*STATED GOAL*
Below are entries. Give back exactly the lines from the one containing "Clone this chart in matplotlib." through the one containing "-17.6, -16.1, -14.1, -12.8, -13.0, -13.2]", inclusive, without the pictures.

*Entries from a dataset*
[BEGIN]
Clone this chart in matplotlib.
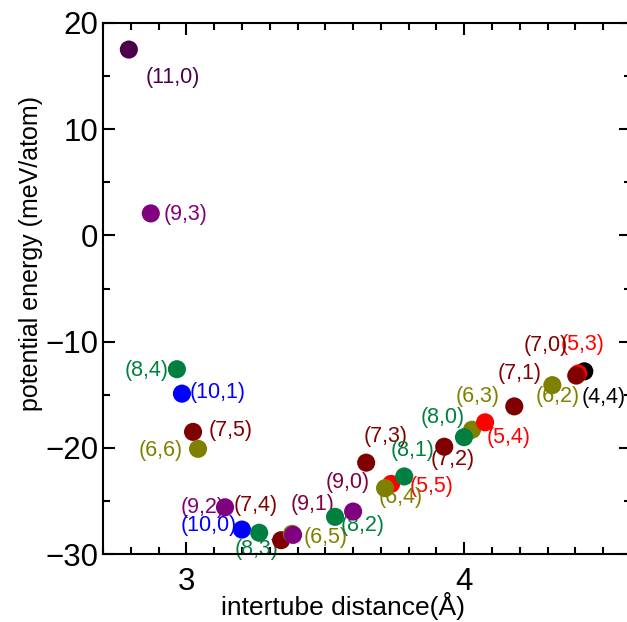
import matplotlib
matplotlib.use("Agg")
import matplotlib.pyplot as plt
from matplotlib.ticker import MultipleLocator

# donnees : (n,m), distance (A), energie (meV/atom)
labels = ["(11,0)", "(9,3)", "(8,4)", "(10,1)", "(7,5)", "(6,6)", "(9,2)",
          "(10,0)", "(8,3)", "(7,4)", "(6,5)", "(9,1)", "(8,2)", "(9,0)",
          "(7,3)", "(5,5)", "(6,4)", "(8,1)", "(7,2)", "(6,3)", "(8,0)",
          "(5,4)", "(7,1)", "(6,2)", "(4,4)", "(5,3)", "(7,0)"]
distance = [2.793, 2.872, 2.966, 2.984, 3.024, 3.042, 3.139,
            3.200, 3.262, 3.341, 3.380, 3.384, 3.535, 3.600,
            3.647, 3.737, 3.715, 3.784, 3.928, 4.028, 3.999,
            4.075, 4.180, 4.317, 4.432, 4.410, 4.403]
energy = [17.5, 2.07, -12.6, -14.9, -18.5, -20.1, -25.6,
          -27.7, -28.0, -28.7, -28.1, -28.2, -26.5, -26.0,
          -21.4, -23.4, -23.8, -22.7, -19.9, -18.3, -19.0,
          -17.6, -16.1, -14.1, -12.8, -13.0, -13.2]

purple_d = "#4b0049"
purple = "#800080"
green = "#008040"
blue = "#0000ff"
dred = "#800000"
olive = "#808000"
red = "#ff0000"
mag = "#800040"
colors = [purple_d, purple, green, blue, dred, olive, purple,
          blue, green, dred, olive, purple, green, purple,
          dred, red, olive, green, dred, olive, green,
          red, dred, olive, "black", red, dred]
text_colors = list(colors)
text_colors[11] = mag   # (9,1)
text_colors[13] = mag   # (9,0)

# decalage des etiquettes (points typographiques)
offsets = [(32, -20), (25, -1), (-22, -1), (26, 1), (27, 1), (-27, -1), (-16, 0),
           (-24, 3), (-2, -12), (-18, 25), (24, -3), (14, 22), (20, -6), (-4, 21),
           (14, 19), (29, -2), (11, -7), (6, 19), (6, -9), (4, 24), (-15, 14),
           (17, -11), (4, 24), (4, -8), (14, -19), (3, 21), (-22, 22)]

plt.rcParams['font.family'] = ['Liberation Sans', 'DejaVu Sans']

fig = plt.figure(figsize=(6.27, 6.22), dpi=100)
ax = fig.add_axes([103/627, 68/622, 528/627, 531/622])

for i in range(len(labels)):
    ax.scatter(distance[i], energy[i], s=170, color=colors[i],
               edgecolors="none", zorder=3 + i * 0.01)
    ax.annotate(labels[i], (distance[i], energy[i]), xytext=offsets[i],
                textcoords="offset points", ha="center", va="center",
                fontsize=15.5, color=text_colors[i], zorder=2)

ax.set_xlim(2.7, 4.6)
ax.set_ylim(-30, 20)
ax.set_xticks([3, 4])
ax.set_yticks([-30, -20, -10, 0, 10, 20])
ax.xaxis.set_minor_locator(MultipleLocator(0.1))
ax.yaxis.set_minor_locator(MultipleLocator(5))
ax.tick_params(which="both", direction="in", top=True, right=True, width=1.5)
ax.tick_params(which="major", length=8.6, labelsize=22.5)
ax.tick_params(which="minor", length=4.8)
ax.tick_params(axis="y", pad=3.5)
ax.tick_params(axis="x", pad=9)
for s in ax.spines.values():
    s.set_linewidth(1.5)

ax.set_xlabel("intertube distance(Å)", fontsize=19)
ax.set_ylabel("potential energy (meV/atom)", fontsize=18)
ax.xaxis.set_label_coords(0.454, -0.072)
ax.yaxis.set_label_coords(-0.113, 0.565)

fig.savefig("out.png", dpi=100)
[END]
[BEGIN]
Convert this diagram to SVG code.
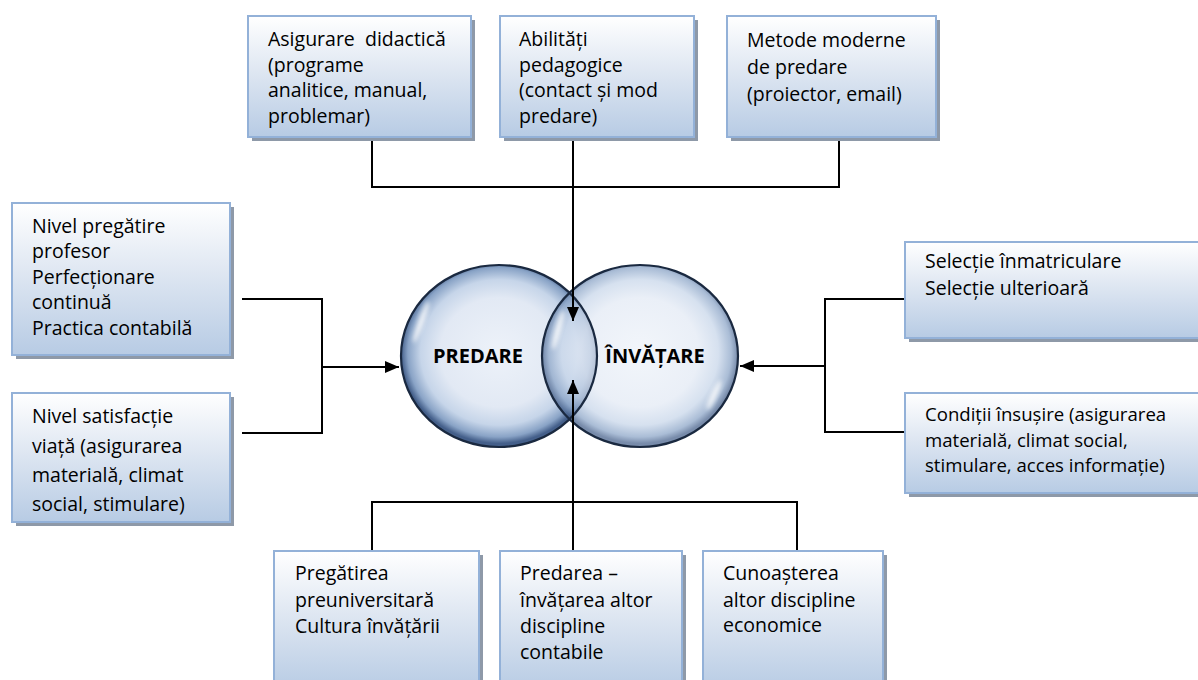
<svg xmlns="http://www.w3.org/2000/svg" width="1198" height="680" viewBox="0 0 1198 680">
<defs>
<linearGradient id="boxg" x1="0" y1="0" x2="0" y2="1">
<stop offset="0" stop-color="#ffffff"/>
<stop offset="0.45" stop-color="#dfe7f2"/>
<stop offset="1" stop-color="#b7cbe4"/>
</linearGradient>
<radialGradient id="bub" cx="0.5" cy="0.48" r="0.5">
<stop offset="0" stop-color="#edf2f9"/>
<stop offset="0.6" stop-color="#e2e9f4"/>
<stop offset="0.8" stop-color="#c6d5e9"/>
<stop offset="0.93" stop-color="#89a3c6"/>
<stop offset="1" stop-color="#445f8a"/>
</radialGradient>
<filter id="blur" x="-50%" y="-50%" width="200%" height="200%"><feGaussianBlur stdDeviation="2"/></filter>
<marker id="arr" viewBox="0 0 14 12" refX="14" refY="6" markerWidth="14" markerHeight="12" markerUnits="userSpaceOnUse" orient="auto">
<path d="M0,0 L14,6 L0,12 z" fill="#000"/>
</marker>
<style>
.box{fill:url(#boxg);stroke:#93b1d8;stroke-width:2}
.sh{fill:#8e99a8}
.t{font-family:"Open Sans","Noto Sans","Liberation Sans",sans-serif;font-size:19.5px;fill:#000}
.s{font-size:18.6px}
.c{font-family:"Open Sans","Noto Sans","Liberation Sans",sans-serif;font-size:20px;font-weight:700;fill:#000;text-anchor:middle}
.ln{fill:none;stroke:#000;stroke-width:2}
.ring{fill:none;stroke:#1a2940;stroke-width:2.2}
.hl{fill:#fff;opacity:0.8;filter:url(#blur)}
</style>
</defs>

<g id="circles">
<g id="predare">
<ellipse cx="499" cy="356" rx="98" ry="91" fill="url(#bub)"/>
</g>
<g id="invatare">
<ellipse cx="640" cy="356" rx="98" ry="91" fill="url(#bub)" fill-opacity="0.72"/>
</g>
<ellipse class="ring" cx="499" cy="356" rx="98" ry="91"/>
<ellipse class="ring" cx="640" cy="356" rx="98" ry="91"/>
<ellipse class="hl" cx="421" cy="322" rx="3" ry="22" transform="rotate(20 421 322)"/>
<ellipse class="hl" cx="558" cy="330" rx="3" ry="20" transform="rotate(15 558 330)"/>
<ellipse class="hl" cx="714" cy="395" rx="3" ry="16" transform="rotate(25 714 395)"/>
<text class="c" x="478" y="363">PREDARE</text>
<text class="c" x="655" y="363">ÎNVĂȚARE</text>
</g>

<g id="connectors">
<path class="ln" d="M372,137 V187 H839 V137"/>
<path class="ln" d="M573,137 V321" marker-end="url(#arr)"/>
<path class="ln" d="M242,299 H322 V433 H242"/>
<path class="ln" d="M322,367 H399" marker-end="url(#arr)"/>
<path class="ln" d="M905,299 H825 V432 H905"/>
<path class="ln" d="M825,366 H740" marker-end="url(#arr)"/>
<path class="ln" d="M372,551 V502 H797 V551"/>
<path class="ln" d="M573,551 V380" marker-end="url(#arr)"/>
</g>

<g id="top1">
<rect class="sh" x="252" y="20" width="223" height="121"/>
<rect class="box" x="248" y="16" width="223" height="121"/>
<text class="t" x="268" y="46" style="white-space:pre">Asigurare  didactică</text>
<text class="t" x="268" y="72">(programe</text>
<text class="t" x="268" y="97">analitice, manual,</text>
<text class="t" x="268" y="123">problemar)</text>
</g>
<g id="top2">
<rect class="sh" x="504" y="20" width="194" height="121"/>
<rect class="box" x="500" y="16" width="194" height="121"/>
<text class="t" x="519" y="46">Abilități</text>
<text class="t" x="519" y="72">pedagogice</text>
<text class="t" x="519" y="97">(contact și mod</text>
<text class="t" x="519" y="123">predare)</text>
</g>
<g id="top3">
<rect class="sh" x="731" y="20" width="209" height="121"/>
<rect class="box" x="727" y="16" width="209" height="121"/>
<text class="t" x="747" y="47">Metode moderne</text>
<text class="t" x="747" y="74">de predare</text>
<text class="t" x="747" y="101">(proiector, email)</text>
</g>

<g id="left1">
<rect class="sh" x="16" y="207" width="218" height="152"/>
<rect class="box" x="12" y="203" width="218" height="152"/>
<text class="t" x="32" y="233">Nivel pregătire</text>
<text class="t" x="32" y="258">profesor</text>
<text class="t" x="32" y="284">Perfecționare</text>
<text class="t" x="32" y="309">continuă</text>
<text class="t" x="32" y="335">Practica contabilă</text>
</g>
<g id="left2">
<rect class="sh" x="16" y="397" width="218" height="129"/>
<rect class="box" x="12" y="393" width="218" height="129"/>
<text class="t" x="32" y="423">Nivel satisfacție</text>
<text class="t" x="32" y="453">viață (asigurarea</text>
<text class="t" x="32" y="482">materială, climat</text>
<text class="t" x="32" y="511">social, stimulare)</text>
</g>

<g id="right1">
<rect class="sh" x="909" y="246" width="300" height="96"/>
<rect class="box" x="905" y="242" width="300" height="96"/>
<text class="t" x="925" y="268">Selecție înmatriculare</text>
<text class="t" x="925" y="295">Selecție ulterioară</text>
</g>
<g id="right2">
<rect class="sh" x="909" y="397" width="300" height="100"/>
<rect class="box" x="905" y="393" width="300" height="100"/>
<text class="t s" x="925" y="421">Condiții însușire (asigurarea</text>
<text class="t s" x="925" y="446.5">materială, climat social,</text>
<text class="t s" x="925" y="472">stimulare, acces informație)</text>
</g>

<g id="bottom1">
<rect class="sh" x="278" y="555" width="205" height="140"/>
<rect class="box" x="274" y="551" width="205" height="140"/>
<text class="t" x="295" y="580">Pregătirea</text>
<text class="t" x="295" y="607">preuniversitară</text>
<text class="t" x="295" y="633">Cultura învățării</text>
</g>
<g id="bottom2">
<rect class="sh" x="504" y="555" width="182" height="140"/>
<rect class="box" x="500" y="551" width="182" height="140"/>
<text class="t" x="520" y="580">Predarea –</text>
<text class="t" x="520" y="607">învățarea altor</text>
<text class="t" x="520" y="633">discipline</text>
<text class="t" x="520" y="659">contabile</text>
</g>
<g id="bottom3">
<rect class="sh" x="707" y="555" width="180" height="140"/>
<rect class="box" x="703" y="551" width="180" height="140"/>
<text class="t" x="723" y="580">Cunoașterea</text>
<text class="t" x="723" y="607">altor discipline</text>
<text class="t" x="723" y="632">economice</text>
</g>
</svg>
[END]
[BEGIN]
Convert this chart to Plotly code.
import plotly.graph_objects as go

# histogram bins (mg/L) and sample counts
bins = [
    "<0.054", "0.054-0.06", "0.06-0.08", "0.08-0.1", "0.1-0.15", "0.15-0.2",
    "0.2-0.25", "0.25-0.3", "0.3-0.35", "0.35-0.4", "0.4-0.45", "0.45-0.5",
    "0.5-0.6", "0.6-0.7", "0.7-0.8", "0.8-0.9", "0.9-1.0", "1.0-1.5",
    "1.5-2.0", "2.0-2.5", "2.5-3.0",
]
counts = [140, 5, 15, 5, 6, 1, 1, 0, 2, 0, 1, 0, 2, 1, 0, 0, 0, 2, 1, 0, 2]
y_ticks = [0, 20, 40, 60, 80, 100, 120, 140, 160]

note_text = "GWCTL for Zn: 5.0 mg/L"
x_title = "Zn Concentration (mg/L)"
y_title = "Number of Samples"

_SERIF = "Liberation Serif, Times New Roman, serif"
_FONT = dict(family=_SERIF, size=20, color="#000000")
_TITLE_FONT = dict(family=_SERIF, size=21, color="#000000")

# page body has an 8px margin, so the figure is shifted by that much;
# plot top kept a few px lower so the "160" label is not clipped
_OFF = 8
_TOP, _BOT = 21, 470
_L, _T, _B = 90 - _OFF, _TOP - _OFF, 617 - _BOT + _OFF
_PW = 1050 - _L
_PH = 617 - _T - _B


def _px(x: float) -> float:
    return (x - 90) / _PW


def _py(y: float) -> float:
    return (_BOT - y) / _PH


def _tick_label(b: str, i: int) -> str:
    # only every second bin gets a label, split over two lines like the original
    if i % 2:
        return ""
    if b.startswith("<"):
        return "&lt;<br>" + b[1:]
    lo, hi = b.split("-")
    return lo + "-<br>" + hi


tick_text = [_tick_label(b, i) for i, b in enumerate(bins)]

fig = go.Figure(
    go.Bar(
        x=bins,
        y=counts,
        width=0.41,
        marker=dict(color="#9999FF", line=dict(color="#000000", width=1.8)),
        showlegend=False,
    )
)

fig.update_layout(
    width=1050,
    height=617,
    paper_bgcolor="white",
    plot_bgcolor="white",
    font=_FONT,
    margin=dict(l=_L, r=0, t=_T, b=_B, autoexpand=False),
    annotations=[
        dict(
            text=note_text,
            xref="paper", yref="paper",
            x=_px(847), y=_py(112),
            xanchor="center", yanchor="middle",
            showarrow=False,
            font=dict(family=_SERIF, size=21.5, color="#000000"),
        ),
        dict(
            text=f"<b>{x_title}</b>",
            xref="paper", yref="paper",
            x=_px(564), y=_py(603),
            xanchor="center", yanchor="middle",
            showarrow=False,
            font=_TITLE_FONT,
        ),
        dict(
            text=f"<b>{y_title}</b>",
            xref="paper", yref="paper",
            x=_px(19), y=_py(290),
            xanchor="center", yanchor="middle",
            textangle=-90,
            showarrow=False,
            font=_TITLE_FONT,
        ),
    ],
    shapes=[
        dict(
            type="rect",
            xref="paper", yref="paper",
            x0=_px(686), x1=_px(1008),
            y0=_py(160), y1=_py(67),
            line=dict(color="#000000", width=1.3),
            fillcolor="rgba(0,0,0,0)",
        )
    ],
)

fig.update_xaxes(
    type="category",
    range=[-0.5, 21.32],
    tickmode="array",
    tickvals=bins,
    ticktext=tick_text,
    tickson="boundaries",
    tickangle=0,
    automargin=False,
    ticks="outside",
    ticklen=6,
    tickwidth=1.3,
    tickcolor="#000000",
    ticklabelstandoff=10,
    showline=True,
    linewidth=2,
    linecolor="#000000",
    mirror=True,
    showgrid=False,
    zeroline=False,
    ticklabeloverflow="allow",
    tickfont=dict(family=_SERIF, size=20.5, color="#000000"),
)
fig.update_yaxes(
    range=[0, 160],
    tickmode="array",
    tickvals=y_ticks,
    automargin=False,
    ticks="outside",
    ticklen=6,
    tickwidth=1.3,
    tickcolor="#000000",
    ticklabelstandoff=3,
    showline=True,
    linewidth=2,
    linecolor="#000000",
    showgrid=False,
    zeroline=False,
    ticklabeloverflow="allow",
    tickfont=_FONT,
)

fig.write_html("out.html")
[END]
*ANSWER BELOW*
Clone this chart in matplotlib.
import matplotlib
matplotlib.use("Agg")
import matplotlib.pyplot as plt
from matplotlib.ticker import MultipleLocator

# donnees : (n,m), distance (A), energie (meV/atom)
labels = ["(11,0)", "(9,3)", "(8,4)", "(10,1)", "(7,5)", "(6,6)", "(9,2)",
          "(10,0)", "(8,3)", "(7,4)", "(6,5)", "(9,1)", "(8,2)", "(9,0)",
          "(7,3)", "(5,5)", "(6,4)", "(8,1)", "(7,2)", "(6,3)", "(8,0)",
          "(5,4)", "(7,1)", "(6,2)", "(4,4)", "(5,3)", "(7,0)"]
distance = [2.793, 2.872, 2.966, 2.984, 3.024, 3.042, 3.139,
            3.200, 3.262, 3.341, 3.380, 3.384, 3.535, 3.600,
            3.647, 3.737, 3.715, 3.784, 3.928, 4.028, 3.999,
            4.075, 4.180, 4.317, 4.432, 4.410, 4.403]
energy = [17.5, 2.07, -12.6, -14.9, -18.5, -20.1, -25.6,
          -27.7, -28.0, -28.7, -28.1, -28.2, -26.5, -26.0,
          -21.4, -23.4, -23.8, -22.7, -19.9, -18.3, -19.0,
          -17.6, -16.1, -14.1, -12.8, -13.0, -13.2]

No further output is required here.